The trial gripped the media. Former partners testified. Old NDA settlements resurfaced. It looked like the empire might crumble.

But when the verdict came in nearly a year later, he was only convicted on two lesser charges. Transportation with intent to engage in prostitution. No trafficking. No minor. And though bail was denied, the maximum sentence stood at ten years.

Odds are, he won’t serve more than ten months. Maybe ten weeks. Maybe none.

Another man, with a tenth of the money and none of the leverage, would’ve been locked away for life. But not Diddy.

Because Diddy isn’t just a mogul. He’s infrastructure. He’s part of the scaffolding that holds the industry up.

Final Word: Can You Break the System When the System Is a Man?

You can’t beat a man who plays chess while everyone else plays PR. Sean Combs has built a fortress not out of stone, but of secrets.
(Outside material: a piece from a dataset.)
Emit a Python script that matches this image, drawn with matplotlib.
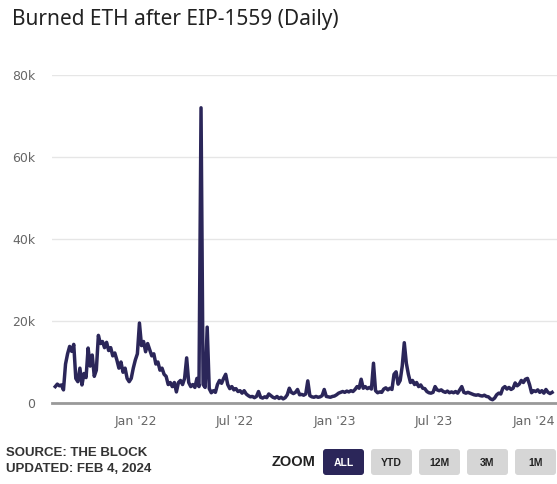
import matplotlib.pyplot as plt
from matplotlib.patches import FancyBboxPatch
import pandas as pd

# daily ETH burned (thousands), Aug 5 2021 -> Feb 4 2024
burned_k = [
    4.0, 4.6, 4.2, 4.4, 3.2, 9.5, 12.0, 13.8, 12.6, 14.3,
    6.0, 5.2, 8.5, 4.4, 7.2, 6.2, 13.4, 9.0, 11.7, 6.5,
    8.0, 16.5, 14.5, 15.0, 13.5, 14.8, 12.8, 13.5, 11.5, 12.2,
    10.5, 8.5, 10.0, 7.5, 8.5, 6.0, 5.2, 6.0, 8.5, 10.5,
    12.0, 19.5, 14.0, 15.0, 12.5, 14.5, 13.0, 11.5, 12.0, 9.5,
    10.0, 8.0, 8.5, 7.0, 6.5, 4.5, 5.0, 4.0, 5.0, 2.7,
    5.0, 5.5, 4.5, 6.0, 11.0, 5.0, 4.0, 4.5, 3.8, 6.0,
    4.0, 72.0, 4.5, 3.8, 18.5, 3.5, 2.5, 3.0, 2.6, 4.5,
    5.5, 4.8, 6.0, 7.0, 4.5, 3.5, 4.0, 3.2, 3.5, 2.8,
    3.0, 2.4, 3.0, 2.2, 1.8, 1.5, 1.6, 1.3, 1.6, 2.8,
    1.4, 1.2, 1.5, 1.3, 2.2, 1.8, 1.4, 1.2, 1.6, 1.1,
    1.4, 1.0, 1.3, 2.0, 3.6, 2.6, 2.3, 2.6, 3.3, 2.0,
    2.1, 1.9, 2.2, 5.4, 1.8, 1.5, 1.4, 1.6, 1.4, 1.5,
    1.8, 3.3, 1.6, 1.5, 1.4, 1.6, 1.7, 2.0, 2.4, 2.6,
    2.8, 2.6, 2.9, 2.7, 3.0, 2.8, 3.3, 4.0, 3.6, 5.8,
    3.6, 4.0, 3.5, 3.8, 3.4, 9.7, 3.0, 2.5, 2.7, 2.6,
    3.4, 3.7, 3.2, 3.6, 3.3, 7.0, 7.6, 4.6, 5.5, 9.0,
    14.7, 9.7, 7.0, 5.0, 5.5, 4.5, 5.0, 4.0, 4.4, 3.6,
    3.5, 2.8, 2.5, 2.4, 2.6, 4.0, 3.2, 3.0, 3.2, 2.8,
    2.6, 2.9, 2.5, 2.7, 2.5, 2.8, 2.4, 3.2, 4.0, 2.6,
    2.4, 2.6, 2.4, 2.2, 2.0, 1.9, 2.0, 1.8, 1.7, 1.9,
    1.6, 1.5, 1.0, 0.8, 1.2, 2.0, 2.4, 2.2, 3.6, 4.0,
    3.4, 3.8, 3.3, 3.6, 4.9, 4.2, 4.6, 5.5, 5.0, 5.8,
    6.0, 4.5, 2.5, 3.0, 2.8, 3.2, 2.6, 3.0, 2.4, 3.3,
    2.6, 2.3, 2.6,
]
dates = pd.date_range('2021-08-05', '2024-02-04', periods=len(burned_k))
burned = [v * 1000 for v in burned_k]

y_ticks = [0, 20000, 40000, 60000, 80000]
y_labels = ['0', '20k', '40k', '60k', '80k']
x_ticks = pd.to_datetime(['2022-01-01', '2022-07-01', '2023-01-01', '2023-07-01', '2024-01-01'])
x_labels = ["Jan '22", "Jul '22", "Jan '23", "Jul '23", "Jan '24"]
buttons = ['ALL', 'YTD', '12M', '3M', '1M']

W, H = 557, 484
line_color = '#2b2659'

fig = plt.figure(figsize=(W / 100, H / 100), dpi=100)
ax = fig.add_axes([52 / W, 1 - 403 / H, (W - 52) / W, (403 - 75) / H])
ax.plot(dates, burned, color=line_color, lw=2.5, solid_joinstyle='round')
ax.set_ylim(0, 80000)
ax.set_xlim(dates[0] - pd.Timedelta(days=6), dates[-1] + pd.Timedelta(days=9))
ax.set_yticks(y_ticks)
ax.set_yticklabels(y_labels)
ax.set_xticks(x_ticks)
ax.set_xticklabels(x_labels)
ax.tick_params(axis='both', length=0, colors='#666666', labelsize=9)
ax.tick_params(axis='y', pad=12)
ax.tick_params(axis='x', pad=9)
ax.grid(axis='y', color='#e6e6e6', lw=1)
ax.set_axisbelow(True)
for s in ['top', 'right', 'left']:
    ax.spines[s].set_visible(False)
ax.spines['bottom'].set_color('#999999')
ax.spines['bottom'].set_linewidth(2)

# title and footer, positioned in pixel space
ov = fig.add_axes([0, 0, 1, 1], zorder=-1)
ov.set_xlim(0, W)
ov.set_ylim(H, 0)
ov.axis('off')
ov.text(12, 20, 'Burned ETH after EIP-1559 (Daily)', fontsize=15, family='Noto Sans',
        color='#222222', va='center', ha='left')
ov.text(6, 453, 'SOURCE: THE BLOCK', fontsize=9.5, family='Liberation Sans',
        weight='bold', color='#333333', va='center')
ov.text(6, 469, 'UPDATED: FEB 4, 2024', fontsize=9.5, family='Liberation Sans',
        weight='bold', color='#333333', va='center')
ov.text(272, 462, 'ZOOM', fontsize=10.5, family='Liberation Sans',
        weight='bold', color='#222222', va='center')

bx = 323
for name in buttons:
    active = name == 'ALL'
    ov.add_patch(FancyBboxPatch((bx, 449), 41, 26, boxstyle='round,pad=0,rounding_size=3',
                                fc=line_color if active else '#d6d6d6', ec='none'))
    ov.text(bx + 20.5, 462.5, name, fontsize=7.5, family='Liberation Sans', weight='bold',
            color='white' if active else '#222222', ha='center', va='center')
    bx += 48

fig.savefig('out.png', dpi=100)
He’s survived scandals that would annihilate others because the people who could take him down would fall with him.

The music? That was just bait. The empire? That was the play.

And as long as silence is cheaper than truth, Sean Combs isn’t going anywhere.

He’s not untouchable because he’s clean.

He’s untouchable because taking him down would mean burning the whole building.

And no one in the penthouse wants that.